DART: A Statement

 

Note: Over the winter the DART Board of Directors discussed and ratified the following text representing DART’s most succinct statement of what it is about. It seemed appropriate to make it the first post to “DART Dispatches.”


In years to come the most livable, equitable, and prosperous regions will be those where one can get around easily without a car. DART wants our region to be one of them.

Whatever one’s priorities for making greater Madison a better place to live, reducing the need to drive will bring those goals within closer reach. But becoming a truly “car-optional” region itself hinges on three key objectives:

  • Better transit. Our region needs bus, rail, and other public transportation services so fast, frequent, and convenient, and so woven into the fabric of our communities, that using them becomes as habitual and commonplace as driving.

  • Less pavement. Our region must fully use the infrastructure it has before adding costly new roads, lanes, and parking facilities that disrupt and divide communities. It must also make its infrastructure, old or new, more useful to those who walk, bike, roll, or ride transit.

  • More choices. Our region should offer many different safe, simple, and easy ways to make any given trip or accomplish that trip’s purpose—including multiple ways that require less driving or no driving at all.

DART’s support for these objectives, and for transportation planning and investment concerned more about people and places than traffic and cars, takes three main forms:

  • Research. We learn how communities around the nation and the world successfully encourage car-free travel, then translate those lessons and other data into information to foster similar efforts here.

  • Outreach. We communicate the value and benefits of a more balanced, less automobile-centered transportation system, using publications, presentations, and social media to spread our message and build community support.
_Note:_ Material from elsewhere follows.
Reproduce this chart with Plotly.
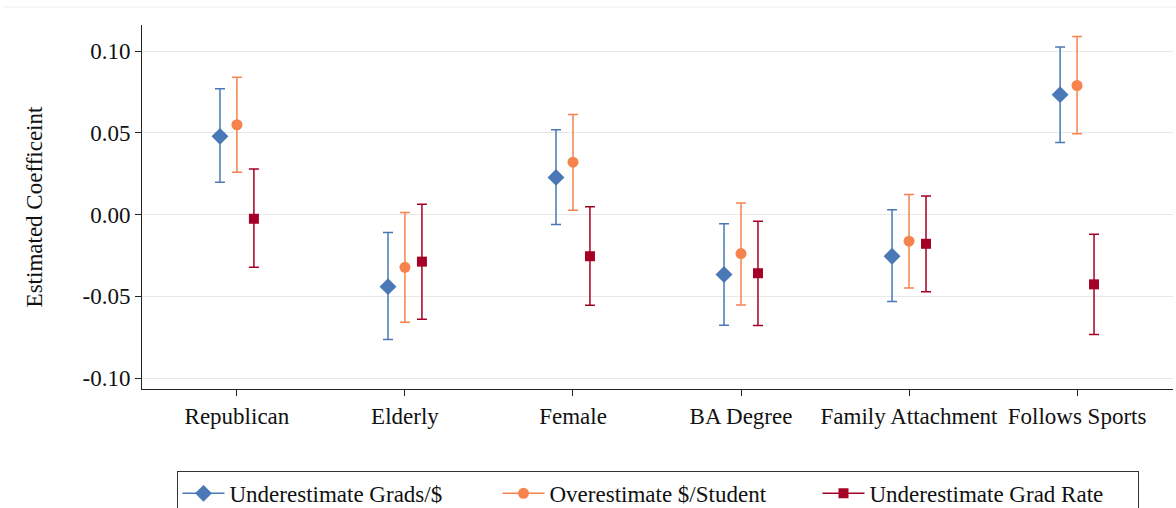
import numpy as np
import plotly.graph_objects as go

categories = ["Republican", "Elderly", "Female", "BA Degree", "Family Attachment", "Follows Sports"]

grads_est = [0.0478, -0.0441, 0.0227, -0.0367, -0.0255, 0.0733]
grads_lo = [0.0197, -0.0765, -0.0061, -0.0677, -0.0532, 0.0441]
grads_hi = [0.0769, -0.0110, 0.0518, -0.0057, 0.0029, 0.1024]

spend_est = [0.0549, -0.0323, 0.0320, -0.0239, -0.0163, 0.0789]
spend_lo = [0.0259, -0.0659, 0.0026, -0.0553, -0.0449, 0.0494]
spend_hi = [0.0840, 0.0012, 0.0612, 0.0071, 0.0122, 0.1089]

rate_est = [-0.0026, -0.0288, -0.0255, -0.0359, -0.0179, -0.0427]
rate_lo = [-0.0322, -0.0641, -0.0555, -0.0679, -0.0473, -0.0734]
rate_hi = [0.0279, 0.0063, 0.0047, -0.0041, 0.0114, -0.0120]

ytick_vals = [-0.10, -0.05, 0.00, 0.05, 0.10]
ytick_text = ["-0.10", "-0.05", "0.00", "0.05", "0.10"]

series = [
    ("Underestimate Grads/$", grads_est, grads_lo, grads_hi, "#4a78b6", "diamond", 13, -0.101),
    ("Overestimate $/Student", spend_est, spend_lo, spend_hi, "#f6834c", "circle", 11, 0.0),
    ("Underestimate Grad Rate", rate_est, rate_lo, rate_hi, "#a50026", "square", 10, 0.101),
]

FONT = "Liberation Serif"
FS = 23
fig = go.Figure()
idx = np.arange(len(categories))
for name, est, lo, hi, color, sym, size, off in series:
    est = np.array(est); lo = np.array(lo); hi = np.array(hi)
    fig.add_trace(go.Scatter(
        x=idx + off, y=est, mode="markers", name=name, showlegend=False,
        marker=dict(symbol=sym, size=size, color=color),
        error_y=dict(type="data", symmetric=False, array=hi - est, arrayminus=est - lo,
                     color=color, thickness=1.5, width=5),
    ))
for name, est, lo, hi, color, sym, size, off in series:
    fig.add_trace(go.Scatter(
        x=[None], y=[None], mode="lines+markers", name=name,
        marker=dict(symbol=sym, size=size, color=color),
        line=dict(color=color, width=1.5),
    ))

fig.add_shape(type="line", xref="paper", yref="paper",
              x0=(3 - 142) / 1031, x1=(1176 - 142) / 1031, y0=1.0495, y1=1.0495,
              line=dict(color="#e9f0f0", width=1))

fig.update_layout(
    width=1176, height=508,
    margin=dict(l=142, r=3, t=25, b=119, autoexpand=False),
    paper_bgcolor="white", plot_bgcolor="white",
    font=dict(family=FONT, size=FS, color="#111111"),
    xaxis=dict(
        range=[-0.565, 5.571], tickmode="array", tickvals=list(idx), ticktext=categories,
        showgrid=False, zeroline=False, showline=True, linecolor="#222222", linewidth=1,
        ticks="outside", ticklen=6, tickcolor="#222222", tickfont=dict(size=FS, family=FONT),
    ),
    yaxis=dict(
        range=[-0.1067, 0.1159], tickmode="array", tickvals=ytick_vals, ticktext=ytick_text,
        showgrid=True, gridcolor="#e8e8e8", gridwidth=1.2, zeroline=False,
        showline=True, linecolor="#222222", linewidth=1,
        ticks="outside", ticklen=6, tickcolor="#222222", tickfont=dict(size=FS, family=FONT),
        title=dict(text="Estimated Coefficeint", font=dict(size=FS, family=FONT), standoff=33),
    ),
    legend=dict(
        orientation="h", x=0.5, xanchor="center", y=-0.225, yanchor="top",
        bordercolor="#333333", borderwidth=1, itemwidth=42,
        entrywidth=263, entrywidthmode="pixels", font=dict(size=FS, family=FONT),
    ),
)

fig.write_html("out.html")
  • Advocacy. We influence local transportation policy through correspondence, comment, and public testimony on behalf of programs and projects that encourage alternatives to driving, and we invite and equip the public to do the same.

Transportation matters because it affects so many other things that matter even more. Concentrating solely on transportation, but on all modes of transportation, and exclusively on transportation in greater Madison and Dane County gives DART a unique focus and distinctive voice. Connecting a vision of driving-optional mobility with deeply-held values about the communities we call home will make that voice uniquely effective in advancing a new transportation agenda for our region.